# Off to Da U.P.



## Michael Wagner (Jul 17, 2007)

Off to Munising in the morning, 5 days in the saddle :evil: should be able to cover most of the eastern U.P. I`ll give a report when I get back. Mike


----------



## POLARBEAR (May 13, 2002)

Have a blast! Take some pics to go with your report!


----------



## HUBBHUNTER (Aug 8, 2007)

Have a good time. The few inches we are getting today is enough to get me out.


----------



## SalmonBum (Feb 28, 2001)

Just got back. Plenty of snow. FYI they are not grooming near Curtis. That was the worst ride ever!!!!


----------



## tdejong302 (Nov 28, 2004)

Wish you would have given us holler. We have an opening. Even trade lodging for fishing outings depending on how many guys you are coming with. Todd at Powell Shores Lodge... http://www.powellshoreslodge.com in Munising. 

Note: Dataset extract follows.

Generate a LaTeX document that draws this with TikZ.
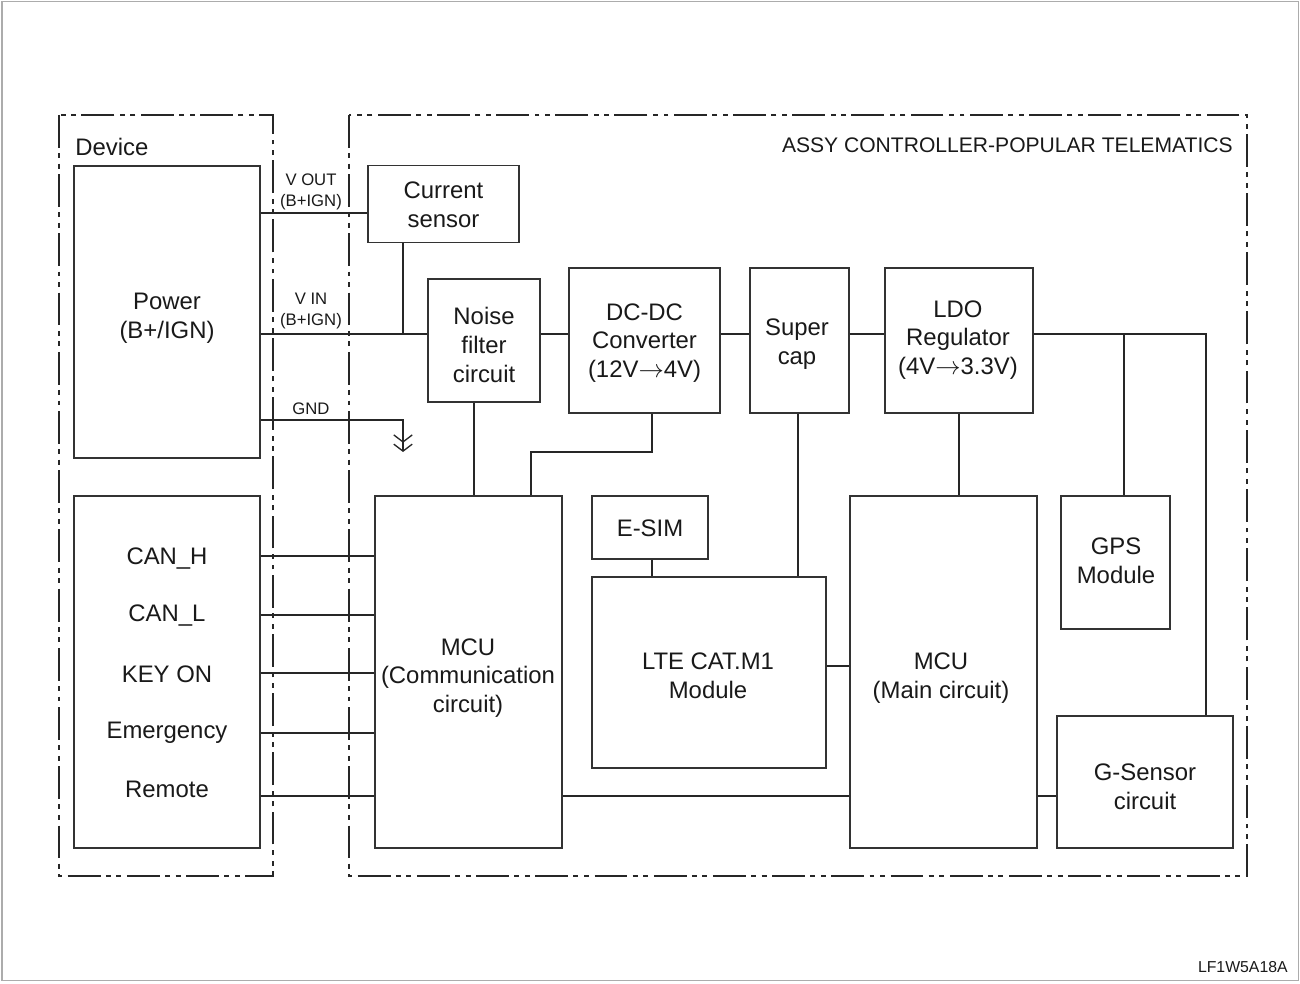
\documentclass[tikz,border=0pt]{standalone}
\usepackage{fontspec}
\setmainfont{Liberation Sans}
\usetikzlibrary{arrows.meta}

\begin{document}
\begin{tikzpicture}[x=0.02cm, y=-0.02cm,
		wire/.style={line width=0.75pt, draw=black!85},
		blk/.style={shape=rectangle, draw=black!80, line width=0.75pt, inner sep=0pt},
		txt/.style={anchor=center, align=center, inner sep=0pt, text=black!90, font=\fontsize{13.6}{16.4}\selectfont},
		sml/.style={anchor=center, align=center, inner sep=0pt, text=black!90, font=\fontsize{9.5}{12}\selectfont},
		frame/.style={line width=0.75pt, draw=black!85, dash pattern=on 18.7pt off 3pt on 2.8pt off 3.2pt on 2.8pt off 3.2pt},
		gnd/.style={wire, -{Straight Barb[width=10.5pt, length=4pt, sep=0.4pt] Straight Barb[width=10.5pt, length=4pt]}}]
		% Frames, blocks and wires:
		\useasboundingbox (0,0) rectangle (1300,983);
		\draw[line width=1.1pt, gray!65] (2,1.5) rectangle (1298.5,980.5);
		\draw[frame] (59,115) rectangle (273,876);
		\draw[frame] (349,115) rectangle (1247,876);
		\node[txt, anchor=west](DevT) at (75,147){Device};
		\node[txt, anchor=east, font=\fontsize{12}{14}\selectfont](AssyT) at (1233,145){ASSY CONTROLLER-POPULAR TELEMATICS};
		\node[blk, minimum width=3.72cm, minimum height=5.84cm](Pwr) at (167,312){} node[txt](PwrT) at (167,318){Power\\(B+/IGN)};
		\node[blk, minimum width=3.72cm, minimum height=7.04cm](Sig) at (167,672){};
		\node[txt](CanH) at (167,559){CAN\_H};
		\node[txt](CanL) at (167,616){CAN\_L};
		\node[txt](KeyOn) at (167,674){KEY ON};
		\node[txt](Emg) at (167,733){Emergency};
		\node[txt](Rmt) at (167,789){Remote};
		\node[blk, minimum width=3.02cm, minimum height=1.54cm](CurS) at (443.5,204){} node[txt](CurST) at (443.5,205){Current\\sensor};
		\node[blk, minimum width=2.24cm, minimum height=2.46cm](Noise) at (484,340.5){} node[txt](NoiseT) at (484,345){Noise\\filter\\circuit};
		\node[blk, minimum width=3.02cm, minimum height=2.90cm](DCDC) at (644.5,340.5){} node[txt](DCDCT) at (644.5,343){DC-DC\\Converter\\(12V$\rightarrow$4V)};
		\node[blk, minimum width=1.98cm, minimum height=2.90cm](SCap) at (799.5,340.5){} node[txt](SCapT) at (797,344){Super\\cap};
		\node[blk, minimum width=2.96cm, minimum height=2.90cm](LDO) at (959,340.5){} node[txt](LDOT) at (958,340){LDO\\Regulator\\(4V$\rightarrow$3.3V)};
		\node[blk, minimum width=3.74cm, minimum height=7.04cm](McuC) at (468.5,672){} node[txt](McuCT) at (468,678){MCU\\(Communication\\circuit)};
		\node[blk, minimum width=2.32cm, minimum height=1.26cm](ESim) at (650,527.5){} node[txt](ESimT) at (650,528){E-SIM};
		\node[blk, minimum width=4.68cm, minimum height=3.82cm](LTE) at (709,672.5){} node[txt](LTET) at (708,676){LTE CAT.M1\\Module};
		\node[blk, minimum width=3.74cm, minimum height=7.04cm](McuM) at (943.5,672){} node[txt](McuMT) at (941,678){MCU\\(Main circuit)};
		\node[blk, minimum width=2.18cm, minimum height=2.66cm](GPS) at (1115.5,562.5){} node[txt](GPST) at (1116,561){GPS\\Module};
		\node[blk, minimum width=3.52cm, minimum height=2.64cm](GSen) at (1145,782){} node[txt](GSenT) at (1145,787){G-Sensor\\circuit};
		\node[sml](VoutT) at (311,191.5){V OUT\\(B+IGN)};
		\node[sml](VinT) at (311,311){V IN\\(B+IGN)};
		\node[sml](GndT) at (311,409){GND};
		\node[sml, anchor=east, font=\fontsize{9}{11}\selectfont](CodeT) at (1288,967){LF1W5A18A};
		\coordinate (Vin) at (403,334);
		\coordinate (Gnd) at (403,452);
		\coordinate (Vbus) at (1206,334);
		\draw[wire] (Pwr.east |- 0,213) -- (CurS.west |- 0,213);
		\draw[wire] (Pwr.east |- Vin) -- (Noise.west |- Vin);
		\draw[wire] (CurS.south -| Vin) -- (Vin);
		\draw[gnd] (Pwr.east |- 0,420) -| (Gnd);
		\draw[wire] (Noise.east |- Vin) -- (DCDC.west |- Vin);
		\draw[wire] (DCDC.east |- Vin) -- (SCap.west |- Vin);
		\draw[wire] (SCap.east |- Vin) -- (LDO.west |- Vin);
		\draw[wire] (LDO.east |- Vin) -- (Vbus) -- (GSen.north -| Vbus);
		\draw[wire] (1124,334) -- (GPS.north -| 1124,0);
		\draw[wire] (Noise.south -| 474,0) -- (McuC.north -| 474,0);
		\draw[wire] (DCDC.south -| 652,0) |- (531,452) -- (McuC.north -| 531,0);
		\draw[wire] (LDO.south -| 959,0) -- (McuM.north -| 959,0);
		\draw[wire] (SCap.south -| 798,0) -- (LTE.north -| 798,0);
		\draw[wire] (ESim.south -| 652,0) -- (LTE.north -| 652,0);
		\draw[wire] (LTE.east |- 0,666) -- (McuM.west |- 0,666);
		\draw[wire] (McuC.east |- 0,796) -- (McuM.west |- 0,796);
		\draw[wire] (McuM.east |- 0,796) -- (GSen.west |- 0,796);
		\foreach \y in {556,615,673,733,796}
			\draw[wire] (Sig.east |- 0,\y) -- (McuC.west |- 0,\y);
	\end{tikzpicture}
\end{document}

If your coming this way. Our friends said trails towards Grand Marias are terrible. (thanks for terrible grooming again.). I wish the state would take note of the complaints we have on the grooming on that trail and give the contract to someone else. Trails towards Chatham and south of Munising were good or atleast better then Grand Marias. Good luck and travel and ride safely.


----------



## Michael Wagner (Jul 17, 2007)

Thanks guys, Todd I had no idea, beautiful looking lodge. Polar Bear I put the camera in my suit. We have stayed in Newberry the last few years and are looking to branch out to the west and eventually cover the U.P. I have been following "sled the web" and John Dees" for 2 wks. and I cant wait to get going :evil:. Mike


----------



## tdejong302 (Nov 28, 2004)

Travel safely and we will do a snow dance for ya.


----------



## sourdough44 (Mar 2, 2008)

Is 'Hoppy's' still open in Kenton(western U.P.). I may be up that way in Feb. The Cozy Inn in Nestoria is rather cozy.


----------



## Itchin' to go (Oct 4, 2001)

Why would you go to Hoppy's, when you could go to UP Chuck's?

Ryan


----------



## Michael Wagner (Jul 17, 2007)

Well we are back allready, had a minor mechanical problem. Got up in time Fri. to ride over to the casino and win $79.00 :evil: We took off Sat. morning and headed south to Manistique and the trails were fantastic, we had the trails to ourselves, freshly groomed with a dusting of snow, made the loop around and heading back the wifes sled started quitting then starting on and off, After talking to a service guy we think it may be the computer head easy fix just $$$$$. Already planning a return trip. Mike


----------